The more exothermic lattice enthalpy of Mg(OH)₂ must outweigh the more exothermic Δ_hydH^⦵ that would be expected because ions with a higher charge density attract more water molecules into hydration shells , forming stronger ion-dipole bonds.

3. (a) K_(s)  +  H₂O_(l)  ⇾  KOH_(aq)  +  ½H_2(g) (equation must be for 1 mole of potassium so we can’t double up)

(b) Δ_hydH^⦵ is the enthalpy change when one mole of gaseous potassium ions form one mole of aqueous ions.

(f)  Δ_rH^⦵ for the reaction of potassium with water = -196 kJ mol^-1 ; M_r = 39.1 g mol^-1

Δ_rH^⦵  per (g)  =   -196 / 39.1  =  -5.01 kJ g^-1  

4.   Δ_solH^⦵  =  -Δ_LEH^⦵  +  Δ_hydH^⦵(x⁺)  +  Δ_hydH^⦵(y^–)

Δ_solH^⦵is the enthalpy change when one mole of an ionic compound dissolves to form an aqueous solution and it can be broken down into two steps. Firstly, breaking up the lattice to form gaseous ions (endothermic) and secondly, hydrating the cation and anion (exothermic).

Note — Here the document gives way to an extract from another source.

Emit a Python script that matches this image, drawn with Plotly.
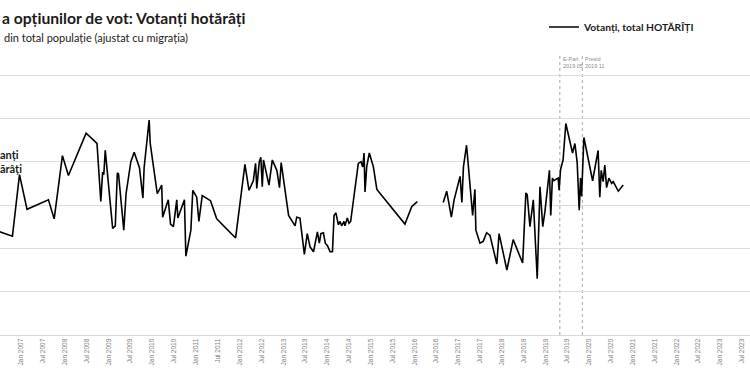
import plotly.graph_objects as go

# ---- data ----
dates = [
    "2006-05-27", "2006-10-19", "2006-12-17", "2007-02-18", "2007-08-16", "2007-10-03",
    "2007-12-11", "2008-01-30", "2008-06-26", "2008-09-25", "2008-10-27", "2008-11-11",
    "2008-11-21", "2008-12-03", "2009-02-03", "2009-02-25", "2009-03-14", "2009-03-24",
    "2009-05-07", "2009-05-26", "2009-07-05", "2009-08-02", "2009-09-15", "2009-10-14",
    "2009-10-24", "2009-11-08", "2009-12-05", "2009-12-14", "2010-02-11", "2010-03-20",
    "2010-03-28", "2010-05-14", "2010-06-02", "2010-06-26", "2010-07-24", "2010-08-02",
    "2010-09-26", "2010-10-08", "2010-11-19", "2010-12-05", "2011-01-07", "2011-01-25",
    "2011-02-22", "2011-05-02", "2011-06-23", "2011-11-28", "2012-02-14", "2012-03-19",
    "2012-04-24", "2012-05-13", "2012-05-23", "2012-06-13", "2012-06-26", "2012-07-08",
    "2012-07-18", "2012-09-02", "2012-09-30", "2012-11-07", "2012-11-29", "2012-12-13",
    "2013-02-13", "2013-04-08", "2013-04-22", "2013-05-19", "2013-06-25", "2013-07-19",
    "2013-08-11", "2013-09-09", "2013-10-12", "2013-10-28", "2013-11-10", "2013-12-01",
    "2013-12-17", "2014-01-04", "2014-01-26", "2014-02-15", "2014-02-28", "2014-03-16",
    "2014-04-05", "2014-04-19", "2014-05-03", "2014-05-22", "2014-05-30", "2014-06-19",
    "2014-07-03", "2014-07-17", "2014-09-19", "2014-10-11", "2014-10-26", "2014-11-06",
    "2014-11-14", "2014-11-28", "2014-12-20", "2015-01-23", "2015-02-21", "2015-10-14",
    "2015-12-09", "2016-01-25", "2016-04-15",
    "2016-08-29", "2016-09-27", "2016-11-05", "2016-11-28", "2017-01-17", "2017-02-01",
    "2017-02-14", "2017-03-12", "2017-05-02", "2017-05-21", "2017-05-29", "2017-07-02",
    "2017-07-29", "2017-08-27", "2017-09-24", "2017-11-20", "2017-12-09", "2018-02-12",
    "2018-04-06", "2018-06-24", "2018-07-21", "2018-08-01", "2018-08-24", "2018-09-21",
    "2018-10-24", "2018-11-16", "2018-12-09", "2018-12-27", "2019-02-03", "2019-02-14",
    "2019-02-28", "2019-03-11", "2019-04-17", "2019-04-25", "2019-05-07", "2019-05-28",
    "2019-06-20", "2019-07-23", "2019-08-15", "2019-09-04", "2019-09-23", "2019-10-10",
    "2019-10-21", "2019-10-30", "2019-11-08", "2019-11-18", "2020-01-30", "2020-03-16",
    "2020-03-30", "2020-04-11", "2020-04-27", "2020-05-11", "2020-05-26", "2020-06-14",
    "2020-07-07", "2020-07-20", "2020-09-01", "2020-10-12",
]
votanti_hotarati = [
    42.1, 41.4, 48.5, 44.5, 45.6, 43.4,
    50.7, 48.4, 53.3, 52.1, 45.4, 48.8,
    48.5, 51.3, 42.3, 42.6, 48.7, 48.6,
    42.1, 46.3, 50.0, 51.1, 49.3, 45.8,
    49.3, 51.4, 54.8, 52.1, 46.3, 47.3,
    43.6, 45.6, 42.8, 42.5, 45.6, 43.5,
    45.6, 39.1, 42.1, 46.7, 45.9, 43.1,
    46.1, 45.5, 43.4, 41.2, 49.7, 46.7,
    47.8, 49.8, 46.9, 50.0, 50.5, 47.1,
    50.2, 47.3, 50.2, 49.0, 47.0, 49.9,
    43.8, 42.6, 43.6, 43.5, 39.3, 41.7,
    40.2, 39.6, 41.9, 40.6, 41.7, 41.8,
    40.6, 40.3, 39.6, 39.6, 43.8, 44.1,
    42.7, 43.1, 42.6, 43.1, 42.6, 43.5,
    42.9, 43.1, 49.8, 50.0, 49.4, 51.0,
    46.5, 49.4, 51.0, 49.4, 46.8, 42.8,
    44.8, 45.4, None,
    45.3, 46.6, 43.6, 45.6, 48.3, 45.3,
    49.4, 51.9, 43.8, 46.8, 42.1, 40.6,
    40.8, 41.8, 41.5, 38.2, 41.7, 37.5,
    41.0, 38.3, 46.4, 46.2, 42.5, 45.6,
    36.5, 47.1, 42.5, 44.2, 49.0, 43.8,
    48.1, 47.8, 48.1, 46.7, 49.1, 50.2,
    54.4, 52.3, 51.0, 52.1, 49.9, 44.4,
    48.1, 46.0, 50.0, 52.8, 47.8, 51.3,
    45.9, 49.0, 47.7, 49.6, 47.0, 48.1,
    47.5, 47.7, 46.6, 47.3,
]
event_dates = ["2019-05-01", "2019-11-05"]
event_labels = ["E-Parl<br>2019 05", "Presid<br>2019 11"]

title_text = "a opțiunilor de vot: Votanți hotărâți"
subtitle_text = "din total populație (ajustat cu migrația)"
series_name = "Votanți, total HOTĂRÎȚI"
side_label = "anți<br>ărâți"

# ---- figure ----
fig = go.Figure()
fig.add_trace(go.Scatter(
    x=dates, y=votanti_hotarati, mode="lines",
    name="<b>" + series_name + "</b>",
    line=dict(color="#000000", width=1.6),
    connectgaps=False,
))

for d, lab in zip(event_dates, event_labels):
    fig.add_shape(type="line", xref="x", yref="paper", x0=d, x1=d, y0=0, y1=1,
                  line=dict(color="#a6a6a6", width=1, dash="dot"), layer="below")
    fig.add_annotation(x=d, xref="x", y=1, yref="paper", text=lab, showarrow=False,
                       xanchor="left", yanchor="top", xshift=1, yshift=1, align="left",
                       font=dict(family="Liberation Sans", size=5.5, color="#8c8c8c"))

fig.add_annotation(x=0, xref="paper", y=1.132, yref="paper", text="<b>" + title_text + "</b>",
                   showarrow=False, xanchor="left", yanchor="middle",
                   font=dict(family="Lato", size=15.7, color="#1a1a1a"))
fig.add_annotation(x=0.002, xref="paper", y=1.064, yref="paper", text=subtitle_text,
                   showarrow=False, xanchor="left", yanchor="middle",
                   font=dict(family="Lato", size=11, color="#1a1a1a"))
fig.add_annotation(x=0.0, xref="paper", y=0.618, yref="paper", text="<b>" + side_label + "</b>",
                   showarrow=False, xanchor="left", yanchor="middle", align="left",
                   xshift=-2,
                   font=dict(family="Lato", size=11, color="#1a1a1a"))

fig.update_layout(
    width=750, height=375,
    margin=dict(l=0, r=0, t=55, b=40),
    paper_bgcolor="white", plot_bgcolor="white",
    showlegend=True,
    legend=dict(x=0.7253, xanchor="left", y=1.1, yanchor="middle",
                font=dict(family="Lato", size=10.3, color="#1a1a1a"),
                bgcolor="rgba(0,0,0,0)", itemwidth=30),
    xaxis=dict(
        type="date", range=["2006-07-07", "2023-09-07"], automargin=False,
        tick0="2007-01-01", dtick="M6", tickformat="%b %Y", tickangle=-90,
        tickfont=dict(family="Liberation Sans", size=6.5, color="#7f7f7f"),
        showgrid=False, zeroline=False, ticks="",
        showline=True, linecolor="#d9d9d9", linewidth=1.3,
    ),
    yaxis=dict(
        range=[30, 62.31], tick0=30, dtick=5, automargin=False,
        showticklabels=False, zeroline=False, showline=False,
        gridcolor="#dcdcdc", gridwidth=1.3,
    ),
)

fig.write_html(
    "out.html",
    config={"displayModeBar": False},
    post_script="document.body.style.margin='0';document.body.style.overflow='hidden';",
)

MgSO₄ is more soluble than SrSO₄ because the Mg²⁺ ion has a higher charge density and so attracts more water molecules to its hydration shell (stronger ion-dipole bonds ). Δ_hydH^⦵(Mg²⁺) must be considerably more exothermic than Δ_LEH^⦵(Mg²⁺) to compensate for the energy needed to overcome the lattice enthalpy.